Chinatown

It's a rare film - one that you want to dismantle into a million pieces to examine its beautiful ticking parts. Each comprised of the finest quality.  And yet the sum, as they often say, is greater than its parts. It is a film to watch over and over and to savor. Not just to peel back layers and discover something new, but to re-examine the surfaces and find they were indeed quite deep to start with. A movie where everything is just perfect.  Many have used that word to describe 1974's CHINATOWN, and every bit of ink spilled over it to that end is entirely warranted.  Perfect.

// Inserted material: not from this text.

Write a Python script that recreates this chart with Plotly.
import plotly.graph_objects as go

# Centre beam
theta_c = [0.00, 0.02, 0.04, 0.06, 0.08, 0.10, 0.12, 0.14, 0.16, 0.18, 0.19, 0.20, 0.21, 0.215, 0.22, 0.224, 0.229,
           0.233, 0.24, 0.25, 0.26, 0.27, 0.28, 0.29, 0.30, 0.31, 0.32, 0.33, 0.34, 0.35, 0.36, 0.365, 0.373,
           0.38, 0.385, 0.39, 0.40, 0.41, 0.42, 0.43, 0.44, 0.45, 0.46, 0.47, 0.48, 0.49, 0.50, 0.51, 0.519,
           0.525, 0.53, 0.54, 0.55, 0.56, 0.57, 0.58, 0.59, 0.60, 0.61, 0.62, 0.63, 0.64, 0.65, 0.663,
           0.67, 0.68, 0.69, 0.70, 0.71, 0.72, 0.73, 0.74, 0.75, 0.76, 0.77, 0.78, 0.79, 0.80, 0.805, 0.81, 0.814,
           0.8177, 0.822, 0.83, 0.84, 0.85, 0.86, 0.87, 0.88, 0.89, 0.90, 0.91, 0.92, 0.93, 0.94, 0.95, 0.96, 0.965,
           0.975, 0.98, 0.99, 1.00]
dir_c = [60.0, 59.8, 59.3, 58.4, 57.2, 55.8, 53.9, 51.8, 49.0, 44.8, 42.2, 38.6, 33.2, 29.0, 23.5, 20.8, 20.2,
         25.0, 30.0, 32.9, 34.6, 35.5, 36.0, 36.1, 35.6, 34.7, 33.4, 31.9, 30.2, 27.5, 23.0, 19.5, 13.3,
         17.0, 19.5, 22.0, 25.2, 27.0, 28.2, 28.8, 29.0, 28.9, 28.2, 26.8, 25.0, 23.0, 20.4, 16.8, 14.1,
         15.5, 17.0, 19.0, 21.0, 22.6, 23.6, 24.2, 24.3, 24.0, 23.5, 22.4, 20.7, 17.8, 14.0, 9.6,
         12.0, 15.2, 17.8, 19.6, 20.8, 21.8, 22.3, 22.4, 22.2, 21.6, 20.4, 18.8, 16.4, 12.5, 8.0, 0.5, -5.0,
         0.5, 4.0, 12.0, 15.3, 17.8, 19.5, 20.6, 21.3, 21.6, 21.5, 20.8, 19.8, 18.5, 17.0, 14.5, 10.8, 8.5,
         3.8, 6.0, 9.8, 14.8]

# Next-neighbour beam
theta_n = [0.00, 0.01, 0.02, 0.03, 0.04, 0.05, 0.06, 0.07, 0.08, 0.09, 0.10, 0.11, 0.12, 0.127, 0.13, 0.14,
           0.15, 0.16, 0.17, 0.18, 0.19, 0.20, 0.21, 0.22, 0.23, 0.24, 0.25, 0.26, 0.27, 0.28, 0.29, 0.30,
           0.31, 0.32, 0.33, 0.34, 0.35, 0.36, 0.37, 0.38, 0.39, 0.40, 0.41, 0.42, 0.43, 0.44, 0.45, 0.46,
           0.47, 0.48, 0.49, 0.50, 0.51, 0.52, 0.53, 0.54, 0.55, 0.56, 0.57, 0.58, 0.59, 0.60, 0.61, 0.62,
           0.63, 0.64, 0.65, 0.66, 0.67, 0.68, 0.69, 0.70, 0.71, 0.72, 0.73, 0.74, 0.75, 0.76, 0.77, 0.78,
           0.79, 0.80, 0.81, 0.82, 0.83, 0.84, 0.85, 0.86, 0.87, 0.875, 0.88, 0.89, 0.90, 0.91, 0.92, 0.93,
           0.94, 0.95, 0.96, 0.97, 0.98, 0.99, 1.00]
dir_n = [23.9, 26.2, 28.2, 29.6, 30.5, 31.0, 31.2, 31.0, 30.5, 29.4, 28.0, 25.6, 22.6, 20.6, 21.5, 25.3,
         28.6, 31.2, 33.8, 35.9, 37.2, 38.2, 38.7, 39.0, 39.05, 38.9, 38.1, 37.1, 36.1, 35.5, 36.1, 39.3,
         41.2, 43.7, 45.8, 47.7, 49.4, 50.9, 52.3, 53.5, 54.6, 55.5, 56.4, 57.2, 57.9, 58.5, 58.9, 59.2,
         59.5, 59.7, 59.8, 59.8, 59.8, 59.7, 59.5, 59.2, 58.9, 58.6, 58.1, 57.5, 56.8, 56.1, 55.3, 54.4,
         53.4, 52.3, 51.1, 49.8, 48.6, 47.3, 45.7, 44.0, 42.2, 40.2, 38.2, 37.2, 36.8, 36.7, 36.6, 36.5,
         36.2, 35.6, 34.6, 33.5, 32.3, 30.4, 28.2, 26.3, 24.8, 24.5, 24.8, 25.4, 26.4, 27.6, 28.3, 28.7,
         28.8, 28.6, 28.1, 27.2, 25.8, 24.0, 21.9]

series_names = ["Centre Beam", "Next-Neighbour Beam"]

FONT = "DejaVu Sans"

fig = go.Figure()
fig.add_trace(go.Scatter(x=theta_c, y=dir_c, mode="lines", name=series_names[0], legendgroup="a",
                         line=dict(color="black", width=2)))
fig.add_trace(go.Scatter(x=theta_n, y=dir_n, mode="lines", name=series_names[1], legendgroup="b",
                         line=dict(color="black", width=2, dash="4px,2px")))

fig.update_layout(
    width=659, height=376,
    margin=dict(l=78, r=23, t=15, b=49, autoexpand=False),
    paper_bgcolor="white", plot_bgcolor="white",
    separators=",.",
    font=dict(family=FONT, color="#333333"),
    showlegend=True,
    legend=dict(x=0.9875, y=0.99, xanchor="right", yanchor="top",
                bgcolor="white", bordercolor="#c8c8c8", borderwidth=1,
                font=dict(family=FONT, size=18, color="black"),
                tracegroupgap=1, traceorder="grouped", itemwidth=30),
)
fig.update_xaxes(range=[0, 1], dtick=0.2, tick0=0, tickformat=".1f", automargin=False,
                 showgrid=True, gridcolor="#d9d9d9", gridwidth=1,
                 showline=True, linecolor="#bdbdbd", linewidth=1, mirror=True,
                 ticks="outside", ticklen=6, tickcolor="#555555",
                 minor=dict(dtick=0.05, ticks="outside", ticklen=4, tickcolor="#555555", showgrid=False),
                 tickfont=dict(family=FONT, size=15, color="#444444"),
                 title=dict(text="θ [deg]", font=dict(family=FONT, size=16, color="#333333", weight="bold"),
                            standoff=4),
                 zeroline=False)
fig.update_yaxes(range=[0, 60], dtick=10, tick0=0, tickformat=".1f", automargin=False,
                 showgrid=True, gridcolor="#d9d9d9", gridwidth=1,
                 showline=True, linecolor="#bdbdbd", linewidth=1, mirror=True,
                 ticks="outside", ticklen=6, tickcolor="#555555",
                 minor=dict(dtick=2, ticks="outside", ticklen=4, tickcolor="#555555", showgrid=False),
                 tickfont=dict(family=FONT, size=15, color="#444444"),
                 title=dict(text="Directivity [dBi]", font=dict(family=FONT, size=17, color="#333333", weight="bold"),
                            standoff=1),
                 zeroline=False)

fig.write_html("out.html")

It doesn't happen often.  Many of the films I would consider great have at least one flaw, even a wince worthy element in an otherwise stellar presentation.  I think of the unfortunate narration in LITTLE CHILDREN.  Quentin Tarantino's cameo in PULP FICTION.  Some have a bad score, or an odd choice of tone.  Maybe even a weak script that is nonetheless overcome by the actors and director.

CHINATOWN does not have a weak script.  Robert Towne's work in fact is often cited as the screenplay to which all others should be measured.  That word "perfect" is used to describe it.  What is the standard of measure here? Syd Mead? Why is the blueprint for this landmark film "perfect"?  Because it plays within the rules of film noir, the genre of years before that CHINATOWN emulates?

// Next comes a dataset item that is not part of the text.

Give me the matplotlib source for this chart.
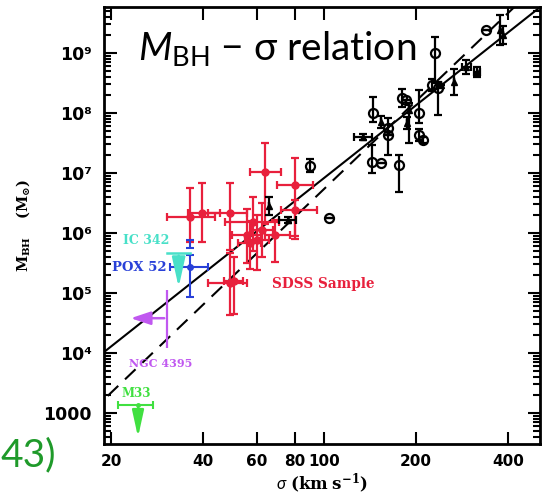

I believe it is perfect because in addition to its golden blueprint, it looks and feels right.  John A. Alonzo's photography is sharp in L.A. sunlight as to almost X-ray the deception under every fascade.  And it captures 1930s architecture and props in a very organic fashion. Nothing is out of place.  The movie is also perfect for its exchanges between low rent private eye Jake Gittes (Jack Nicholson) and recent widow Evelyn Mulwray (Faye Dunaway), dialogue that crackles with life and valuable info (if you're paying close attention).  Staccato retorts are common among all of the wonderful players in CHINATOWN.  It all plays like the sort of classic noir to which the film aspires, and possibly even surpasses.

The story line is complex.  It involves crooked plots within the Los Angeles Department of Water and Power to acquire land cheaply for later profitable development, all by depriving that land of irrigation. The story is inspired by turn of the century battles between L.A. and the Eastern Valleys in which aqueducts were constructed to feed the burgeoning city, while the outlying areas starved.

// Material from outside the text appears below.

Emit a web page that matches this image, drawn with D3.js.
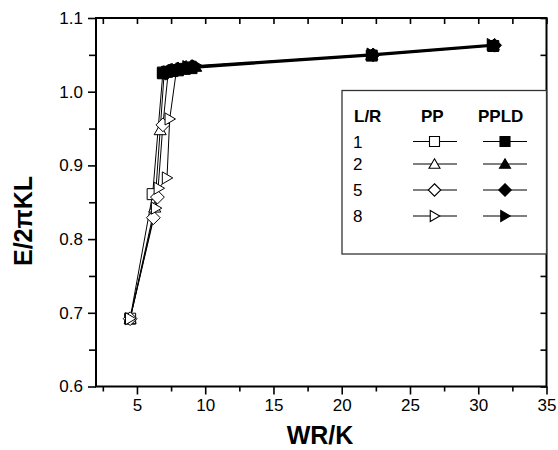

But CHINATOWN is a also a psychological play, with lurid family secrets to be revealed that are as important as any other plot detail.  How does Evelyn's father, the malevolent tycoon Noah Cross (John Huston), figure into the nefarious plot, the familial tragedy? Quite significantly, left for you to discover.  Both elements are woven beautifully by Towne and director Roman Polanski, whose work here is so amazing, never flashy, and so hard to articulate in a summary.  I find that some of my favorite films are difficult to review because they touch me in ways that I don't even fully comprehend.  There's so much to say about the movie, but it's as if words just can't quite get it across.

The final line in the movie,  "Forget it, Jake. It's Chinatown," refers to the hopeless jurisdictional woes the LAPD face when dealing with that Asian population, but also the complexity of human behavior, rarely to follow anything resembling logic.  That sort of conundrum may also (in a good way) relate to my difficulty in expressing my admiration for what I consider to be one of the greatest films ever made.

Director David Fincher, a contemporary cinematic master, shares a commentary with Towne on the CHINATOWN Blu-ray.  His enthusiasm is never hidden.  I enjoyed one of his analyses, something to do with a repeated motif of duality, represented by pairs of objects. Towne says he has no recollection of any m.o. to that end.  Art transcends the artist, yet again.